Material provided.

*****

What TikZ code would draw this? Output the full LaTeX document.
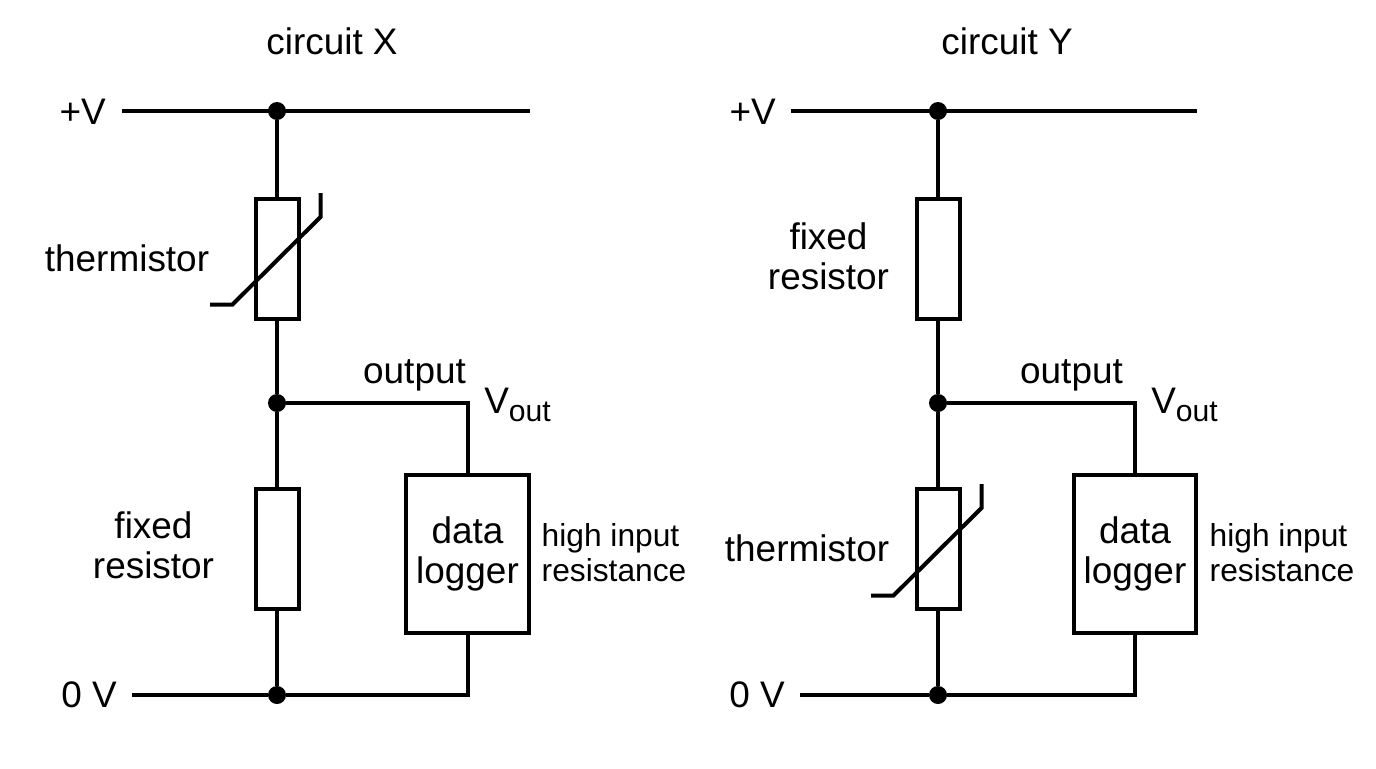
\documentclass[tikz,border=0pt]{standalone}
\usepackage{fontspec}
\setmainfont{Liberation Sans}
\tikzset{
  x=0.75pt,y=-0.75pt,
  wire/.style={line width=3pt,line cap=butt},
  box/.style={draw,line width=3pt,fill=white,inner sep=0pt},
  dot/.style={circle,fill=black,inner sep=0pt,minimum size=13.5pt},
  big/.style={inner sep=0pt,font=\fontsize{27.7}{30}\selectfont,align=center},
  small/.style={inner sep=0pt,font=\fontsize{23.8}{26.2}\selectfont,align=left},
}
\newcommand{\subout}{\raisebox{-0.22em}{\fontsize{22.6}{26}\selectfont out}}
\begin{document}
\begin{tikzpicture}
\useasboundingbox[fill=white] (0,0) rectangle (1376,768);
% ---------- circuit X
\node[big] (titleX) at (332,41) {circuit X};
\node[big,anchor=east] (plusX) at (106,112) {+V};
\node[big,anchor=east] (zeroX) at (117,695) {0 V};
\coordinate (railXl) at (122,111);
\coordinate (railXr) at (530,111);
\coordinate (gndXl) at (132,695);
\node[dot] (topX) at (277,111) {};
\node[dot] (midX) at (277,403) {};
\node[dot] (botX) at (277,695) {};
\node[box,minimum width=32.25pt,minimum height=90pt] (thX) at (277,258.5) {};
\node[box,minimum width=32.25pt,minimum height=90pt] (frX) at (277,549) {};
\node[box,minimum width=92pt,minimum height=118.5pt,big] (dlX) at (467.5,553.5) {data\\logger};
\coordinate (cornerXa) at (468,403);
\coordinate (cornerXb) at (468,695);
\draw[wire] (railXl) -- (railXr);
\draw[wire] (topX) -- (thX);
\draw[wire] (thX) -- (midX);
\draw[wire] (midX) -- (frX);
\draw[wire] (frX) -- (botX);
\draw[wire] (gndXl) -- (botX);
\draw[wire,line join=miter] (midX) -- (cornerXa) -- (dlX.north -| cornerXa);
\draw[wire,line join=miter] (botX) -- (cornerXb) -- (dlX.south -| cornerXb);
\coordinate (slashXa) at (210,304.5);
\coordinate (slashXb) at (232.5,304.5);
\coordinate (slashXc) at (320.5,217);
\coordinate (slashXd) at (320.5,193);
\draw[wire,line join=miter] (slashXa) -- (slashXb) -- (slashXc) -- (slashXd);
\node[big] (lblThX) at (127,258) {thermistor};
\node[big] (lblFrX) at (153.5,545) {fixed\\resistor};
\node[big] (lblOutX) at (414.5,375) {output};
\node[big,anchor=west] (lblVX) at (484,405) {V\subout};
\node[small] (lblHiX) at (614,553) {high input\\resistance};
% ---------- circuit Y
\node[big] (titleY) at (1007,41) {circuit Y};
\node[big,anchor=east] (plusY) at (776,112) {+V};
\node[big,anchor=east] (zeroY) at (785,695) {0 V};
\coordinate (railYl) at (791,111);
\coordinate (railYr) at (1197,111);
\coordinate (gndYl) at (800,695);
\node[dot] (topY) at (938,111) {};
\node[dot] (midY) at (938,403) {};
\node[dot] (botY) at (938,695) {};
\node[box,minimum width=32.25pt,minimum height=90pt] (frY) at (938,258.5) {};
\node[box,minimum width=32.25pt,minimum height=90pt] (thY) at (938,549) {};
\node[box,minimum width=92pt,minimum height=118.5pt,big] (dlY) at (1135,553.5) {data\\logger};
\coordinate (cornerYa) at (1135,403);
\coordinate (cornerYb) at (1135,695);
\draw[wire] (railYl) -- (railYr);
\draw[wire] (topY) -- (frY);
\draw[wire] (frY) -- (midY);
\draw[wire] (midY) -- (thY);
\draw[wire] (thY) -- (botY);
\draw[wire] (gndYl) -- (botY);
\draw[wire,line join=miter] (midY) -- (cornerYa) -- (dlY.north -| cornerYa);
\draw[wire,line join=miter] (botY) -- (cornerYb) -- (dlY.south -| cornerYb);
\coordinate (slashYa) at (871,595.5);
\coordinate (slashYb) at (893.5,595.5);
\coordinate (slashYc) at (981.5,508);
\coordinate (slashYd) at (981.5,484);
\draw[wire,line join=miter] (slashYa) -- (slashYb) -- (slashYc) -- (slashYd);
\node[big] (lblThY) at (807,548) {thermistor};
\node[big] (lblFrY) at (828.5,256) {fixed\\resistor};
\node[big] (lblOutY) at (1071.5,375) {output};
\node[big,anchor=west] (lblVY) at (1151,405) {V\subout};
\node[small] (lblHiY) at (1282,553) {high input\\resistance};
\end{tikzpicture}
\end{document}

*****

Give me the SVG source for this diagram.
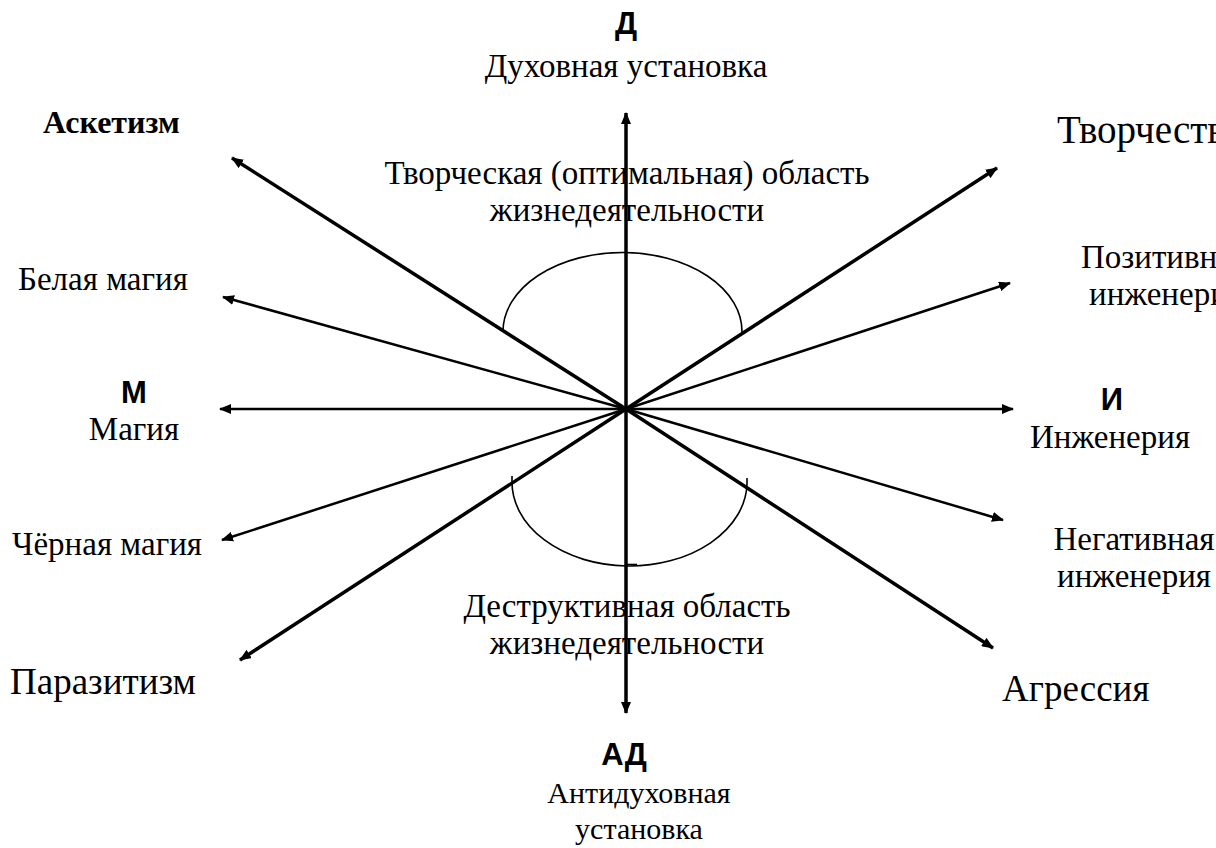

*****

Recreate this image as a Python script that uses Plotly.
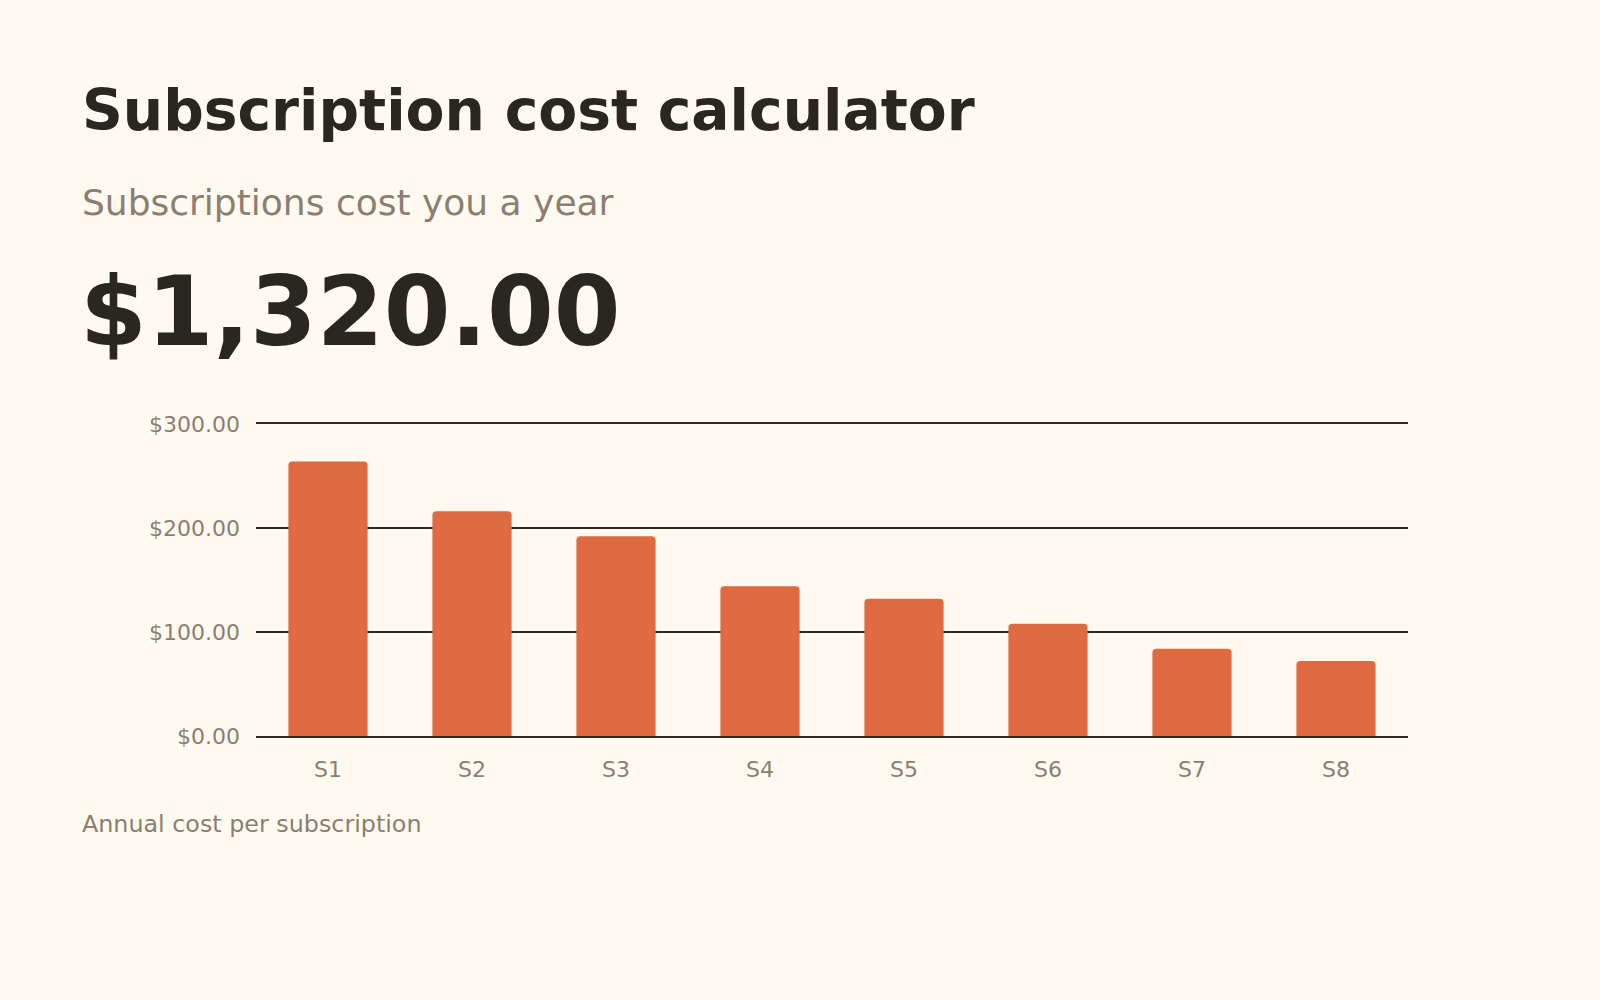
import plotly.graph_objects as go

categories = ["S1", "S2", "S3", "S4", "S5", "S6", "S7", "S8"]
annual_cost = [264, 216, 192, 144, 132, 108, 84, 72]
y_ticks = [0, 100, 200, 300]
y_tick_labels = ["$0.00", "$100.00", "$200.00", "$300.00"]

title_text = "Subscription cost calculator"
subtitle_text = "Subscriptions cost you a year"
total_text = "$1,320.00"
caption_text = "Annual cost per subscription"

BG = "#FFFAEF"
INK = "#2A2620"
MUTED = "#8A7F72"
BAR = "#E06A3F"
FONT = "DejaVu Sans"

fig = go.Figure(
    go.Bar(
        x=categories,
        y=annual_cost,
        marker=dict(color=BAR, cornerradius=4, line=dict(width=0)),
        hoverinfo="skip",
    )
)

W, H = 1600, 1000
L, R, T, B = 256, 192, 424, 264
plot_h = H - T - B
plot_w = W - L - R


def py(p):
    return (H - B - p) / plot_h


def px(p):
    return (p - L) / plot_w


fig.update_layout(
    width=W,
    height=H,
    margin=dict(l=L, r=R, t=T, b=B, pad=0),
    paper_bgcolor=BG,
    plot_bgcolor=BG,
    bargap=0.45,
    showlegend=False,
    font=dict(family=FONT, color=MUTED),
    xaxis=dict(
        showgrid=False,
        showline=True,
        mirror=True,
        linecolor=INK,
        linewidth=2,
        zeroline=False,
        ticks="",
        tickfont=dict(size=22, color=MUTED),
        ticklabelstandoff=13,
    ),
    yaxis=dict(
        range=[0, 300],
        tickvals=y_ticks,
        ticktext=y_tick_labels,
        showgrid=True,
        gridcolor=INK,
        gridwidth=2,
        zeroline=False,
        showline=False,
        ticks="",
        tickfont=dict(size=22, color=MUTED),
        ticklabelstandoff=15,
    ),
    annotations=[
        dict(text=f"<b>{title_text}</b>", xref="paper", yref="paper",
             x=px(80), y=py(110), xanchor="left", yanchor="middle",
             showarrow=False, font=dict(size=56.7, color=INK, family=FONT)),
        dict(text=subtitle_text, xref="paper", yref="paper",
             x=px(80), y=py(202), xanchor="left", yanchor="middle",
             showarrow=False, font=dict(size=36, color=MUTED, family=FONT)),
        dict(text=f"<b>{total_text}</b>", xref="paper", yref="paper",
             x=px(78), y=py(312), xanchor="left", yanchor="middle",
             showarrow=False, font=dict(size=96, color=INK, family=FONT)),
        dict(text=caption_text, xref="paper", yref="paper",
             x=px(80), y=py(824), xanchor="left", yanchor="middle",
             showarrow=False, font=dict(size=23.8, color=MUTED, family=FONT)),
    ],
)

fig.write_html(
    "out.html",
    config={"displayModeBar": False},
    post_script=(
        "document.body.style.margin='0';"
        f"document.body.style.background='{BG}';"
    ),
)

*****

The exercise. Reproduce the lines above starting at the one with "Recreate this image" and ending at the one with "return (p - L) / plot_w", both included, exactly and with no pictures.

Finished answer.
Recreate this image as a Python script that uses Plotly.
import plotly.graph_objects as go

categories = ["S1", "S2", "S3", "S4", "S5", "S6", "S7", "S8"]
annual_cost = [264, 216, 192, 144, 132, 108, 84, 72]
y_ticks = [0, 100, 200, 300]
y_tick_labels = ["$0.00", "$100.00", "$200.00", "$300.00"]

title_text = "Subscription cost calculator"
subtitle_text = "Subscriptions cost you a year"
total_text = "$1,320.00"
caption_text = "Annual cost per subscription"

BG = "#FFFAEF"
INK = "#2A2620"
MUTED = "#8A7F72"
BAR = "#E06A3F"
FONT = "DejaVu Sans"

fig = go.Figure(
    go.Bar(
        x=categories,
        y=annual_cost,
        marker=dict(color=BAR, cornerradius=4, line=dict(width=0)),
        hoverinfo="skip",
    )
)

W, H = 1600, 1000
L, R, T, B = 256, 192, 424, 264
plot_h = H - T - B
plot_w = W - L - R


def py(p):
    return (H - B - p) / plot_h


def px(p):
    return (p - L) / plot_w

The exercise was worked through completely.